▶ _Goal_
Would you transcribe the listing that follows, character for character, and omit its images?

* * * *

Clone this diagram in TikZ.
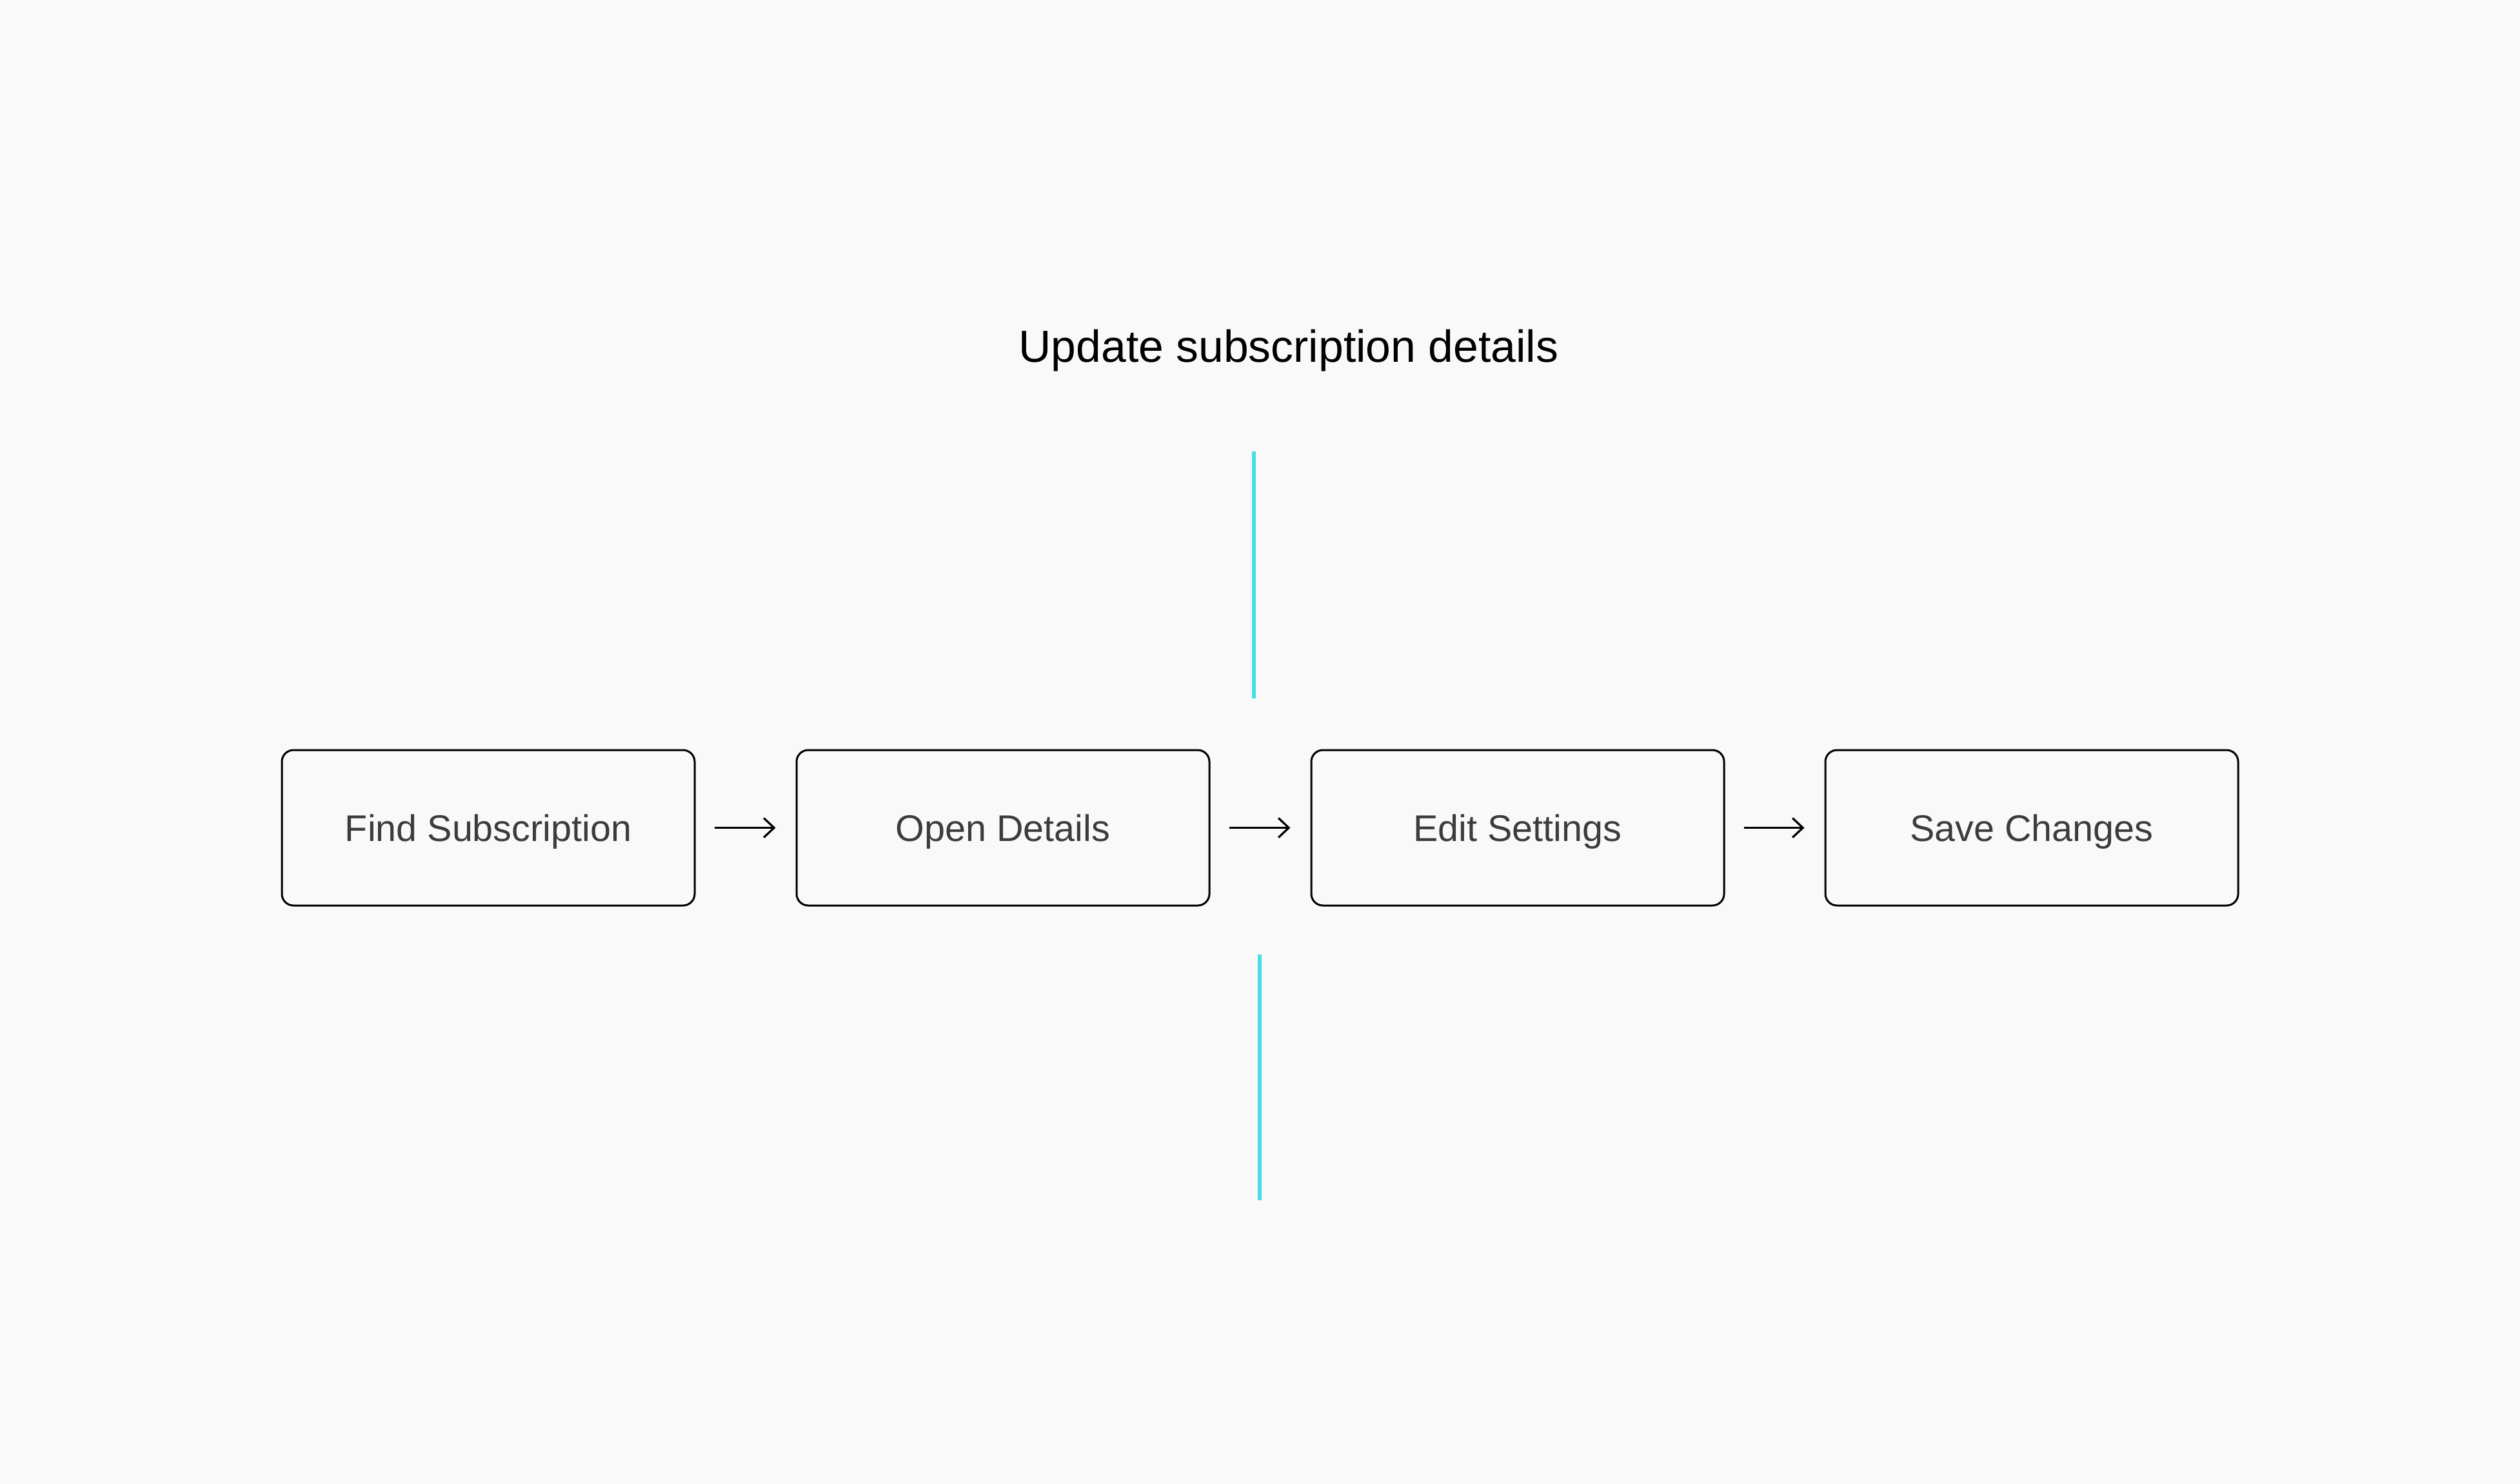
\documentclass[tikz,border=0pt]{standalone}
\usepackage{fontspec}
\setmainfont{Liberation Sans}
\usetikzlibrary{arrows.meta}
\definecolor{bgcol}{RGB}{249,249,249}
\definecolor{cyanline}{RGB}{70,222,230}
\definecolor{boxtext}{RGB}{60,60,60}
\tikzset{
  stepbox/.style={draw=black, line width=3pt, rounded corners=18pt, minimum width=640pt, minimum height=241pt, inner sep=0pt, text=boxtext, font=\fontsize{57.5}{66}\selectfont, text height=41pt, text depth=0pt},
  flowarrow/.style={line width=3.2pt, -{Straight Barb[length=16pt,width=30pt,line width=3.2pt]}, shorten <=29pt, shorten >=31pt},
  guideline/.style={draw=cyanline, line width=5.5pt},
  titletext/.style={font=\fontsize{69.7}{80}\selectfont, text=black, inner sep=0pt, anchor=base}
}
\begin{document}
\begin{tikzpicture}[x=1pt,y=-1pt]
\fill[bgcol] (0,0) rectangle (3907,2301);
\useasboundingbox (0,0) rectangle (3907,2301);
\node[titletext] (title) at (1998,561) {Update subscription details};
\node[stepbox] (s1) at (757,1283.5) {Find Subscription};
\node[stepbox] (s2) at (1555,1283.5) {Open Details};
\node[stepbox] (s3) at (2353,1283.5) {Edit Settings};
\node[stepbox] (s4) at (3150,1283.5) {Save Changes};
\draw[flowarrow] (s1) -- (s2);
\draw[flowarrow] (s2) -- (s3);
\draw[flowarrow] (s3) -- (s4);
\coordinate (g1a) at (1944,700);
\coordinate (g1b) at (1944,1083);
\coordinate (g2a) at (1953,1480);
\coordinate (g2b) at (1953,1861);
\draw[guideline] (g1a) -- (g1b);
\draw[guideline] (g2a) -- (g2b);
\end{tikzpicture}
\end{document}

* * * *

▶ _Task solution_
Clone this diagram in TikZ.
\documentclass[tikz,border=0pt]{standalone}
\usepackage{fontspec}
\setmainfont{Liberation Sans}
\usetikzlibrary{arrows.meta}
\definecolor{bgcol}{RGB}{249,249,249}
\definecolor{cyanline}{RGB}{70,222,230}
\definecolor{boxtext}{RGB}{60,60,60}
\tikzset{
  stepbox/.style={draw=black, line width=3pt, rounded corners=18pt, minimum width=640pt, minimum height=241pt, inner sep=0pt, text=boxtext, font=\fontsize{57.5}{66}\selectfont, text height=41pt, text depth=0pt},
  flowarrow/.style={line width=3.2pt, -{Straight Barb[length=16pt,width=30pt,line width=3.2pt]}, shorten <=29pt, shorten >=31pt},
  guideline/.style={draw=cyanline, line width=5.5pt},
  titletext/.style={font=\fontsize{69.7}{80}\selectfont, text=black, inner sep=0pt, anchor=base}
}
\begin{document}
\begin{tikzpicture}[x=1pt,y=-1pt]
\fill[bgcol] (0,0) rectangle (3907,2301);
\useasboundingbox (0,0) rectangle (3907,2301);
\node[titletext] (title) at (1998,561) {Update subscription details};
\node[stepbox] (s1) at (757,1283.5) {Find Subscription};
\node[stepbox] (s2) at (1555,1283.5) {Open Details};
\node[stepbox] (s3) at (2353,1283.5) {Edit Settings};
\node[stepbox] (s4) at (3150,1283.5) {Save Changes};
\draw[flowarrow] (s1) -- (s2);
\draw[flowarrow] (s2) -- (s3);
\draw[flowarrow] (s3) -- (s4);
\coordinate (g1a) at (1944,700);
\coordinate (g1b) at (1944,1083);
\coordinate (g2a) at (1953,1480);
\coordinate (g2b) at (1953,1861);
\draw[guideline] (g1a) -- (g1b);
\draw[guideline] (g2a) -- (g2b);
\end{tikzpicture}
\end{document}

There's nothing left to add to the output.